RAW DATA:

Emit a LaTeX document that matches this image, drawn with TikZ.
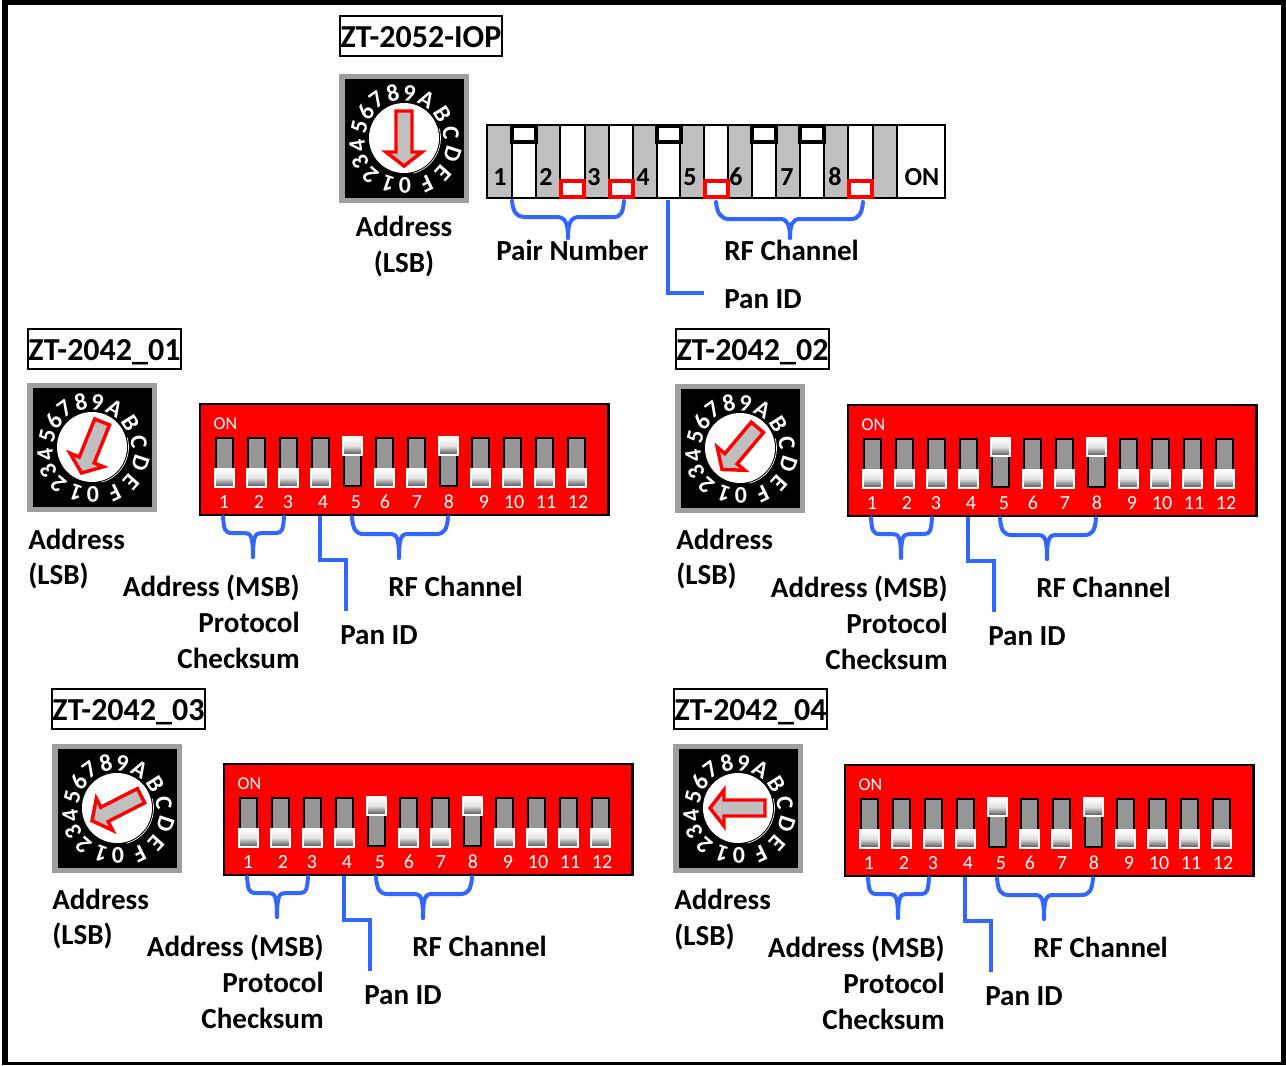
\documentclass[tikz,border=0pt]{standalone}
\usepackage{fontspec}
\setmainfont{Carlito}
\definecolor{brblue}{HTML}{3366FF}
\definecolor{cellgray}{HTML}{BFBFBF}
\definecolor{framegray}{HTML}{9E9E9E}
\definecolor{slotgray}{HTML}{969696}
\tikzset{
  px/.style={x=0.75pt,y=0.75pt},
  lbl/.style={font=\bfseries\fontsize{21.8}{22}\selectfont,inner sep=0pt,text=black,anchor=base,yshift=-7.6pt},
  lblL/.style={lbl,anchor=base west},
  lblR/.style={lbl,anchor=base east},
  titlebox/.style={draw=black,line width=1.5pt,fill=white,font=\bfseries\fontsize{24}{24}\selectfont,inner sep=0pt,minimum height=30pt,anchor=center},
  dialch/.style={font=\bfseries\fontsize{18}{18}\selectfont,text=white,inner sep=0pt},
  dialarrow/.style={draw=red,fill=cellgray,line width=2.6pt,line join=miter,miter limit=4},
  brace/.style={draw=brblue,line width=3pt,line cap=round,line join=round},
  panline/.style={draw=brblue,line width=3pt,line join=miter},
  cellG/.style={draw=black,line width=1.5pt,fill=cellgray},
  cellW/.style={draw=black,line width=1.5pt,fill=white},
  blackmark/.style={draw=black,line width=3.2pt,fill=white},
  redmark/.style={draw=red,line width=3.4pt,fill=white},
  dipnum/.style={font=\bfseries\fontsize{19.5}{19.5}\selectfont,inner sep=0pt},
  redbox/.style={draw=black,line width=1.8pt,fill=red},
  slot/.style={draw=black,line width=1.1pt,fill=slotgray},
  slider/.style={draw=white,line width=1.5pt,top color=white,bottom color=black!72,middle color=black!12},
  rednum/.style={font=\fontsize{15}{15}\selectfont,text=white,inner sep=0pt},
}
% dial: prefix, left, top of the grey frame, clockwise angle of the arrow
\newcommand{\rotarydial}[4]{%
  \begin{scope}[shift={(#2+65,-#3-63)}]
    \fill[framegray] (-65,64.5) rectangle (65,-64.5);
    \fill[black] (-59.5,59) rectangle (59.5,-59.5);
    \draw[white,line width=0.5pt] (-75:36.5) arc (-75:15:36.5);
    \fill[white] (0,0) circle (35);
    \foreach \c/\a/\r in {0/179/47,1/199/48,2/221/50,3/241/50,4/261/47,5/284/46,6/304/46,7/324/47,8/346/46,9/7/45,A/30/45,B/58/46,C/84/47,D/108/51,E/132/53,F/154/51}{
      \node[dialch,rotate=-\a] (#1ch\c) at (90-\a:\r) {\c};
    }
    \begin{scope}[rotate=-#4]
      \draw[dialarrow] (-8,27) -- (8,27) -- (8,-14) -- (18,-14) -- (0,-28) -- (-18,-14) -- (-8,-14) -- cycle;
    \end{scope}
  \end{scope}
}
% red 12-way switch group, drawn from the position of ZT-2042_01 shifted by dx,dy
\newcommand{\redswitches}[3]{%
  \begin{scope}[shift={(#2,-#3)}]
    \node[redbox,minimum width=306.5pt,minimum height=83.5pt,inner sep=0pt,anchor=north west] (#1box) at (198.8,-402.5) {};
    \node[font=\fontsize{13.5}{13.5}\selectfont,text=white,inner sep=0pt] (#1on) at (225.5,-424) {ON};
    \foreach \i in {0,...,11}{
      \draw[slot] ({216+32*\i},-438) rectangle ({233+32*\i},-486);
    }
    \foreach \i in {0,1,2,3,5,6,8,9,10,11}{
      \draw[slider] ({215+32*\i},-469) rectangle ({234+32*\i},-487);
    }
    \foreach \i in {4,7}{
      \draw[slider] ({215+32*\i},-437) rectangle ({234+32*\i},-455);
    }
    \foreach \n/\x in {1/224,2/259,3/288,4/323,5/356,6/385,7/417,8/449,9/484,10/514,11/546,12/578}{
      \node[rednum] (#1n\n) at (\x,-502) {\n};
    }
    \node[lblR] (#1msb) at (300,-586) {Address (MSB)};
    \node[lblR] (#1prot) at (300,-622) {Protocol};
    \node[lblR] (#1chk) at (300,-658) {Checksum};
    \node[lblL] (#1rf) at (388,-586) {RF Channel};
    \node[lblL] (#1pan) at (340,-634) {Pan ID};
    \coordinate (#1a1) at (223,-517);
    \coordinate (#1a2) at (253,-557);
    \coordinate (#1a3) at (284,-517);
    \coordinate (#1b1) at (352,-517);
    \coordinate (#1b2) at (399,-558);
    \coordinate (#1b3) at (448,-517);
    \coordinate (#1p1) at (320,-516);
    \coordinate (#1p2) at (346,-560);
    \coordinate (#1p3) at (346,-611);
    \draw[brace] (#1a1) .. controls (224,-530) and (225,-533) .. (232,-533) -- (245,-533) .. controls (251,-533) and (253,-537) .. (#1a2);
    \draw[brace] (#1a2) .. controls (253,-537) and (255,-533) .. (261,-533) -- (276,-533) .. controls (282,-533) and (283,-530) .. (#1a3);
    \draw[brace] (#1b1) .. controls (353,-530) and (356,-534) .. (364,-534) -- (390,-534) .. controls (397,-534) and (399,-538) .. (#1b2);
    \draw[brace] (#1b2) .. controls (399,-538) and (401,-534) .. (408,-534) -- (436,-534) .. controls (444,-534) and (447,-530) .. (#1b3);
    \draw[panline] (#1p1) |- (#1p2) -- (#1p3);
  \end{scope}
}
\newcommand{\titletext}[1]{\raisebox{-8.8pt}[0pt][0pt]{#1}}
\begin{document}
\begin{tikzpicture}[px]
\useasboundingbox (0,0) rectangle (1286,-1065);
\fill[white] (0,0) rectangle (1286,-1065);
\fill[black] (2,0) rectangle (1286,-1065);
\fill[white] (8,-5) rectangle (1281,-1062);

% ZT-2052-IOP
\node[titlebox,minimum width=121.5pt] (t0) at (421,-36) {\titletext{ZT-2052-IOP}};
\rotarydial{d0}{339}{75}{0}
\node[lbl] (d0a) at (404,-226) {Address};
\node[lbl] (d0l) at (404,-262) {(LSB)};

\draw[cellG] (487,-125) rectangle (945,-198);
\foreach \l/\r in {512/536,560/585,609/633,657/680,704/728,752/776,800/824,848/873,897/945}{
  \draw[cellW] (\l,-125) rectangle (\r,-198);
}
\foreach \n/\x in {1/500,2/546,3/594,4/643,5/690,6/736,7/787,8/835}{
  \node[dipnum] (i\n) at (\x,-177) {\n};
}
\node[dipnum] (ion) at (922,-177) {ON};
\foreach \l in {512,657,752,800}{
  \draw[blackmark] (\l,-126) rectangle (\l+24,-142);
}
\foreach \l in {560,609,704,848}{
  \draw[redmark] (\l+1,-181) rectangle (\l+24,-197);
}
\node[lblL] (ipair) at (496,-250) {Pair Number};
\node[lblL] (irf) at (724,-250) {RF Channel};
\node[lblL] (ipan) at (724,-298) {Pan ID};
\coordinate (ia1) at (512,-201);
\coordinate (ia2) at (568,-238);
\coordinate (ia3) at (624,-201);
\coordinate (ib1) at (716,-202);
\coordinate (ib2) at (790,-238);
\coordinate (ib3) at (863,-202);
\coordinate (ip1) at (668,-200);
\coordinate (ip2) at (704,-293);
\draw[brace] (ia1) .. controls (513,-212) and (517,-217) .. (524,-217) -- (556,-217) .. controls (565,-217) and (568,-222) .. (ia2);
\draw[brace] (ia2) .. controls (568,-222) and (571,-217) .. (580,-217) -- (614,-217) .. controls (621,-217) and (623,-212) .. (ia3);
\draw[brace] (ib1) .. controls (717,-213) and (721,-219) .. (729,-219) -- (780,-219) .. controls (787,-219) and (790,-224) .. (ib2);
\draw[brace] (ib2) .. controls (790,-224) and (793,-219) .. (800,-219) -- (851,-219) .. controls (859,-219) and (862,-213) .. (ib3);
\draw[panline] (ip1) |- (ip2);

% ZT-2042_01
\node[titlebox,minimum width=115pt] (t1) at (104.5,-349) {\titletext{ZT-2042\_01}};
\rotarydial{d1}{27}{384}{22}
\node[lblL] (d1a) at (28,-539) {Address};
\node[lblL] (d1l) at (28,-574) {(LSB)};
\redswitches{s1}{0}{0}

% ZT-2042_02
\node[titlebox,minimum width=115pt] (t2) at (752.5,-349) {\titletext{ZT-2042\_02}};
\rotarydial{d2}{675}{385}{40}
\node[lblL] (d2a) at (676,-539) {Address};
\node[lblL] (d2l) at (676,-574) {(LSB)};
\redswitches{s2}{648}{1}

% ZT-2042_03
\node[titlebox,minimum width=115pt] (t3) at (128.5,-709) {\titletext{ZT-2042\_03}};
\rotarydial{d3}{52}{745}{63}
\node[lblL] (d3a) at (52,-899) {Address};
\node[lblL] (d3l) at (52,-934) {(LSB)};
\redswitches{s3}{24}{360}

% ZT-2042_04
\node[titlebox,minimum width=115pt] (t4) at (750.5,-709) {\titletext{ZT-2042\_04}};
\rotarydial{d4}{673}{745}{90}
\node[lblL] (d4a) at (674,-899) {Address};
\node[lblL] (d4l) at (674,-935) {(LSB)};
\redswitches{s4}{645}{361}
\end{tikzpicture}
\end{document}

EXERCISE GOAL: Go through the material line by line. Show each line that contains the string "drawn".

SOLUTION TO THE EXERCISE:
Emit a LaTeX document that matches this image, drawn with TikZ.
% red 12-way switch group, drawn from the position of ZT-2042_01 shifted by dx,dy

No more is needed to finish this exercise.